Beyond operators, libraries also lack literal syntax. A built-in type allows numeric constants to appear naturally in expressions, just as they do with float64 or int:

// Built-in: constants just work.
tax := subtotal * 0.05
tip := total * 0.18
discounted := price * (1 - 0.15)

// Library: every constant must be parsed or predeclared.
tax := subtotal.Mul(decimal.MustParse("0.05"))
tip := total.Mul(decimal.MustParse("0.18"))
discounted := price.Mul(decimal.One.Sub(decimal.MustParse("0.15")))

With a built-in type, the compiler encodes decimal constants at compile time with no runtime cost. Libraries must parse strings at runtime.
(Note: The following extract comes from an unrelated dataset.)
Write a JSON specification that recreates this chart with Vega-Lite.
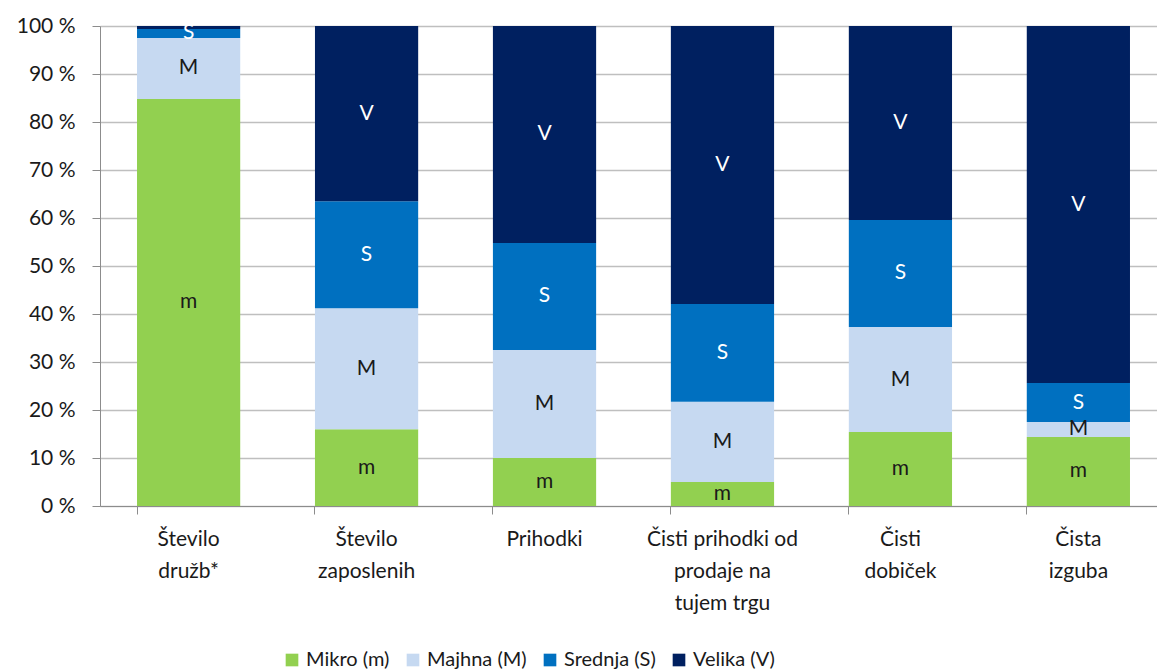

To mitigate this, libraries typically export a grab bag of common constants (Zero, One, NegativeOne, SmallestNonzero, etc.), which clutters the API and still cannot cover application-specific values.

The Go ecosystem already has several decimal libraries:

• shopspring/decimal — arbitrary precision using *big.Int, ~7,200 GitHub stars, widely used but slow.
• cockroachdb/apd — arbitrary precision, used in CockroachDB.
• ericlagergren/decimal — arbitrary precision, designed for correctness.
• woodsbury/decimal128 — fixed-size IEEE 754, the closest to what this proposal provides, but still limited by method-call syntax.

The fragmentation itself is a problem. As pointed out by @typeless on #19787: "libraries working with [decimal] are hard to cooperate. A package provides finance calculations based on a particular decimal type would not be naturally composable with another decimal type belonging to a time series data store."

A built-in type eliminates the fragmentation and provides a standard that the ecosystem can build upon.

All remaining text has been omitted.